Question

A hole of radius r1 is made centrally in a uniform circular disc of thickness d and radius r2. The inner surface (a cylinder a length d and radius r1) is maintained at a temperature θ1 and the outer surface (a cylinder of length d and radius r2) is maintained at a temperature θ2 (θ1 > θ2).

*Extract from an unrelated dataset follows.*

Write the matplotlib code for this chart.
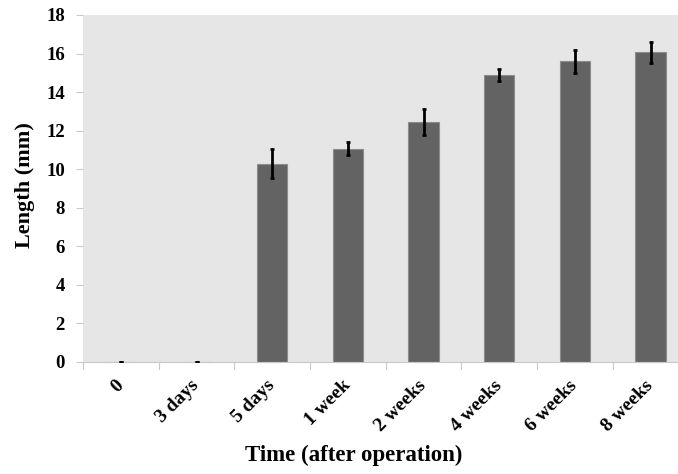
from matplotlib import pyplot as plt

'''
Description: bar chart of length (mm) against time after operation, with error bars
'''

categories = ['0', '3 days', '5 days', '1 week', '2 weeks', '4 weeks', '6 weeks', '8 weeks']
lengths = [0.0, 0.0, 10.28, 11.06, 12.43, 14.9, 15.6, 16.06]
errors = [0.0, 0.0, 0.76, 0.33, 0.67, 0.3, 0.6, 0.54]
y_ticks = [0, 2, 4, 6, 8, 10, 12, 14, 16, 18]

BG_COLOR = '#e6e6e6'
BAR_COLOR = '#636363'
BAR_EDGE = '#8c8c8c'
LINE_COLOR = '#c8c8c8'

plt.rcParams['font.family'] = ['Liberation Serif', 'DejaVu Serif']
plt.rcParams['font.weight'] = 'bold'

fig = plt.figure(figsize=(6.78, 4.74), dpi=100)
# the original plot area runs past the right edge of the picture
ax = fig.add_axes([0.1224, 0.2363, 0.893, 0.7321])
ax.set_facecolor(BG_COLOR)

x = range(len(categories))
ax.bar(x, lengths, width=0.4, color=BAR_COLOR, edgecolor=BAR_EDGE, linewidth=0.8, zorder=2)
ax.errorbar(x, lengths, yerr=errors, fmt='none', ecolor='black', elinewidth=2,
            capsize=1.5, capthick=2, zorder=3)

ax.set_xlim(-0.5, len(categories) - 0.5)
ax.set_ylim(0, 18)
ax.set_yticks(y_ticks)
ax.set_yticklabels([str(t) for t in y_ticks], fontsize=13.5, fontweight='bold')

ax.set_xticks(x)
ax.set_xticklabels(categories, rotation=45, ha='right', va='center', rotation_mode='anchor',
                   fontsize=14, fontweight='bold')
ax.tick_params(axis='x', length=0, pad=15)
ax.tick_params(axis='y', length=5, width=0.8, color=LINE_COLOR, pad=8)

# small separators between categories below the baseline
for i in range(len(categories) + 1):
    ax.plot([i - 0.5, i - 0.5], [0, -0.35], color=LINE_COLOR, linewidth=0.8,
            clip_on=False, zorder=1)

for side in ['top', 'right', 'left']:
    ax.spines[side].set_visible(False)
ax.spines['bottom'].set_color(LINE_COLOR)
ax.spines['bottom'].set_linewidth(0.8)

ax.set_ylabel('Length (mm)', fontsize=16, fontweight='bold')
ax.yaxis.set_label_coords(-0.08, 0.511)
fig.text(0.522, 0.027, 'Time (after operation)', ha='center', va='baseline',
         fontsize=16.5, fontweight='bold')

plt.savefig('out.png', dpi=100)
plt.clf()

The thermal conductivity of the material of the disc is K. Calculate the heat flowing per unit time through the disc.

Answer 1

The heat flowing per unit time through the disc is $q=\frac{2 \pi k l\left(\theta_{1}-\theta_{2}\right)}{\ln \frac{r_{2}}{r_{1}}}$

Explanation:

Let $\mathrm{d} \mathrm{Q} / \mathrm{dt}$ be rate of heat flow

Consider an angular ring of radius r and thickness dr

$q=\frac{d Q}{d t}=-K(2 \pi r d)\left(\frac{d \theta}{d r}\right)$

Integrating both side

$\int_{r_{2}}^{r_{2}} \frac{d r}{r}=-\frac{2 \pi \kappa l \int_{\theta_{1}}^{\theta_{2}} d \theta}{q}$

$\ln \frac{r_{2}}{r_{1}}=-\frac{2 \pi K l\left(\theta_{2}-\theta_{1}\right)}{q}$

$q=\frac{2 \pi k l\left(\theta_{1}-\theta_{2}\right)}{\ln \frac{r_{2}}{r_{1}}}$